Please transcribe the data below exactly. Leave the pictures out.

======== DATA EXCERPT

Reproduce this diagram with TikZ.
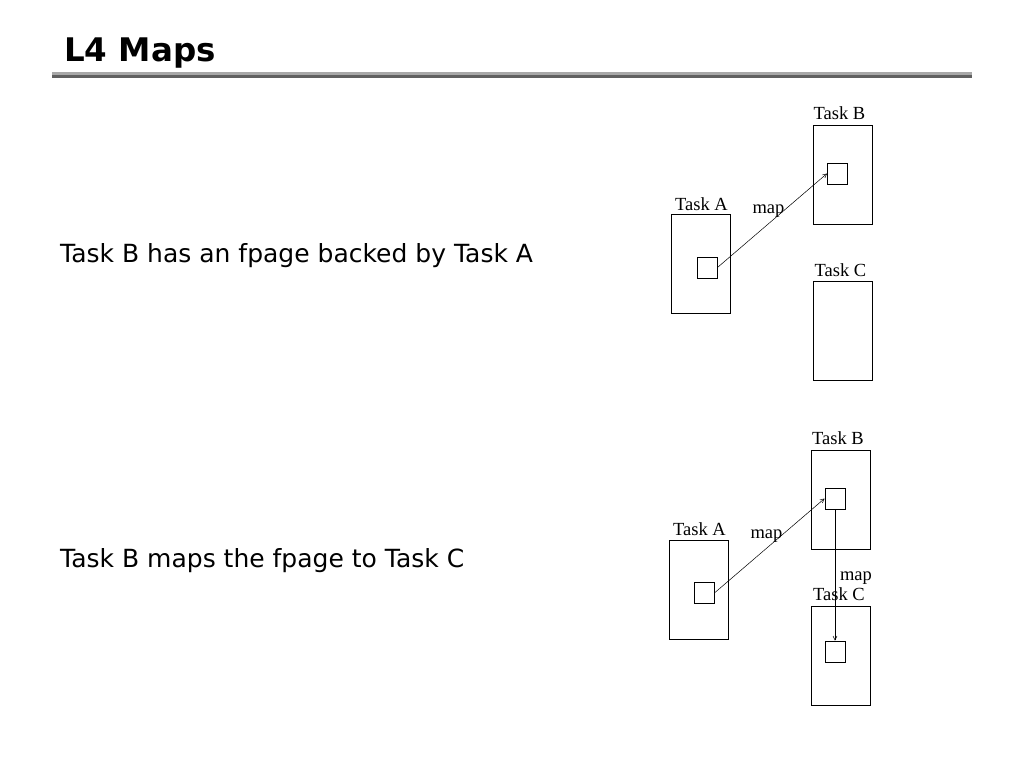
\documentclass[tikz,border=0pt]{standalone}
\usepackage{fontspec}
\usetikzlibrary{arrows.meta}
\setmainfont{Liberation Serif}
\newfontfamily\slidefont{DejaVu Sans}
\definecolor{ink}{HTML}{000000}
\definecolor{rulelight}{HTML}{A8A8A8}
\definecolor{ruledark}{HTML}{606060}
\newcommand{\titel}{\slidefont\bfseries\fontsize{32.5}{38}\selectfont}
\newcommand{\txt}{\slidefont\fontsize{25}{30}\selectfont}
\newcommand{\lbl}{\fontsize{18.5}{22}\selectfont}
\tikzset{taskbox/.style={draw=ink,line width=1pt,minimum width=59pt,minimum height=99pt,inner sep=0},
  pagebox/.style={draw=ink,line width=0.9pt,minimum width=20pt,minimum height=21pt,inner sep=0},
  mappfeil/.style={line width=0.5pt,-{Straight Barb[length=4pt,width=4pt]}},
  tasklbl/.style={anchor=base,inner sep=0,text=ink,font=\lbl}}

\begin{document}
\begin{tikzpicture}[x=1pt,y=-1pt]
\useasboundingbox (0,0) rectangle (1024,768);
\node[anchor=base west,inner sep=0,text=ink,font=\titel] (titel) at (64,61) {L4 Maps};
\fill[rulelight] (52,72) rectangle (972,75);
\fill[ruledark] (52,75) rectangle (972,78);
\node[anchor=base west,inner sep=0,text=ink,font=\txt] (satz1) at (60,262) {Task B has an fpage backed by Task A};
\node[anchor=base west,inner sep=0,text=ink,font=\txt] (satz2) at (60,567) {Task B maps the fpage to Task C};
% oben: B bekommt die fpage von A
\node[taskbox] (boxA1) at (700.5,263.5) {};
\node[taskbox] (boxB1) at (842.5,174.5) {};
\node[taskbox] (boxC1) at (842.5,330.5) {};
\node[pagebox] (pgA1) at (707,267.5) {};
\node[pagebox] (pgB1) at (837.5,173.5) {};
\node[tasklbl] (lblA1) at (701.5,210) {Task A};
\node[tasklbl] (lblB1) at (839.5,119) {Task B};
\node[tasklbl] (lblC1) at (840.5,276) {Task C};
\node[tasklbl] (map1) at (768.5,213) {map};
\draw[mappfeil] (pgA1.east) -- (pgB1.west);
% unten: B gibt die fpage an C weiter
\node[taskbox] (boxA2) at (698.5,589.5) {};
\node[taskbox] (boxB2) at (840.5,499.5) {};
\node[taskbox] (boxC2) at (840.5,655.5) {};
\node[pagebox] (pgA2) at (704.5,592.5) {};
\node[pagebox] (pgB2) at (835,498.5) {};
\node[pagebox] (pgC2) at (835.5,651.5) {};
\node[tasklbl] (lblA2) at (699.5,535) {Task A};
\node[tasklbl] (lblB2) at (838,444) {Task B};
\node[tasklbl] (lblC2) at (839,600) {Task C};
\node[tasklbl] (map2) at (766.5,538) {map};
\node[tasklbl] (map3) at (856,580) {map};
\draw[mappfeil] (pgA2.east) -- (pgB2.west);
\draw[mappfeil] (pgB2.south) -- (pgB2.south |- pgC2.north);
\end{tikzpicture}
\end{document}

================

- _RESULT OF THIS EXERCISE_:
Reproduce this diagram with TikZ.
\documentclass[tikz,border=0pt]{standalone}
\usepackage{fontspec}
\usetikzlibrary{arrows.meta}
\setmainfont{Liberation Serif}
\newfontfamily\slidefont{DejaVu Sans}
\definecolor{ink}{HTML}{000000}
\definecolor{rulelight}{HTML}{A8A8A8}
\definecolor{ruledark}{HTML}{606060}
\newcommand{\titel}{\slidefont\bfseries\fontsize{32.5}{38}\selectfont}
\newcommand{\txt}{\slidefont\fontsize{25}{30}\selectfont}
\newcommand{\lbl}{\fontsize{18.5}{22}\selectfont}
\tikzset{taskbox/.style={draw=ink,line width=1pt,minimum width=59pt,minimum height=99pt,inner sep=0},
  pagebox/.style={draw=ink,line width=0.9pt,minimum width=20pt,minimum height=21pt,inner sep=0},
  mappfeil/.style={line width=0.5pt,-{Straight Barb[length=4pt,width=4pt]}},
  tasklbl/.style={anchor=base,inner sep=0,text=ink,font=\lbl}}

\begin{document}
\begin{tikzpicture}[x=1pt,y=-1pt]
\useasboundingbox (0,0) rectangle (1024,768);
\node[anchor=base west,inner sep=0,text=ink,font=\titel] (titel) at (64,61) {L4 Maps};
\fill[rulelight] (52,72) rectangle (972,75);
\fill[ruledark] (52,75) rectangle (972,78);
\node[anchor=base west,inner sep=0,text=ink,font=\txt] (satz1) at (60,262) {Task B has an fpage backed by Task A};
\node[anchor=base west,inner sep=0,text=ink,font=\txt] (satz2) at (60,567) {Task B maps the fpage to Task C};
% oben: B bekommt die fpage von A
\node[taskbox] (boxA1) at (700.5,263.5) {};
\node[taskbox] (boxB1) at (842.5,174.5) {};
\node[taskbox] (boxC1) at (842.5,330.5) {};
\node[pagebox] (pgA1) at (707,267.5) {};
\node[pagebox] (pgB1) at (837.5,173.5) {};
\node[tasklbl] (lblA1) at (701.5,210) {Task A};
\node[tasklbl] (lblB1) at (839.5,119) {Task B};
\node[tasklbl] (lblC1) at (840.5,276) {Task C};
\node[tasklbl] (map1) at (768.5,213) {map};
\draw[mappfeil] (pgA1.east) -- (pgB1.west);
% unten: B gibt die fpage an C weiter
\node[taskbox] (boxA2) at (698.5,589.5) {};
\node[taskbox] (boxB2) at (840.5,499.5) {};
\node[taskbox] (boxC2) at (840.5,655.5) {};
\node[pagebox] (pgA2) at (704.5,592.5) {};
\node[pagebox] (pgB2) at (835,498.5) {};
\node[pagebox] (pgC2) at (835.5,651.5) {};
\node[tasklbl] (lblA2) at (699.5,535) {Task A};
\node[tasklbl] (lblB2) at (838,444) {Task B};
\node[tasklbl] (lblC2) at (839,600) {Task C};
\node[tasklbl] (map2) at (766.5,538) {map};
\node[tasklbl] (map3) at (856,580) {map};
\draw[mappfeil] (pgA2.east) -- (pgB2.west);
\draw[mappfeil] (pgB2.south) -- (pgB2.south |- pgC2.north);
\end{tikzpicture}
\end{document}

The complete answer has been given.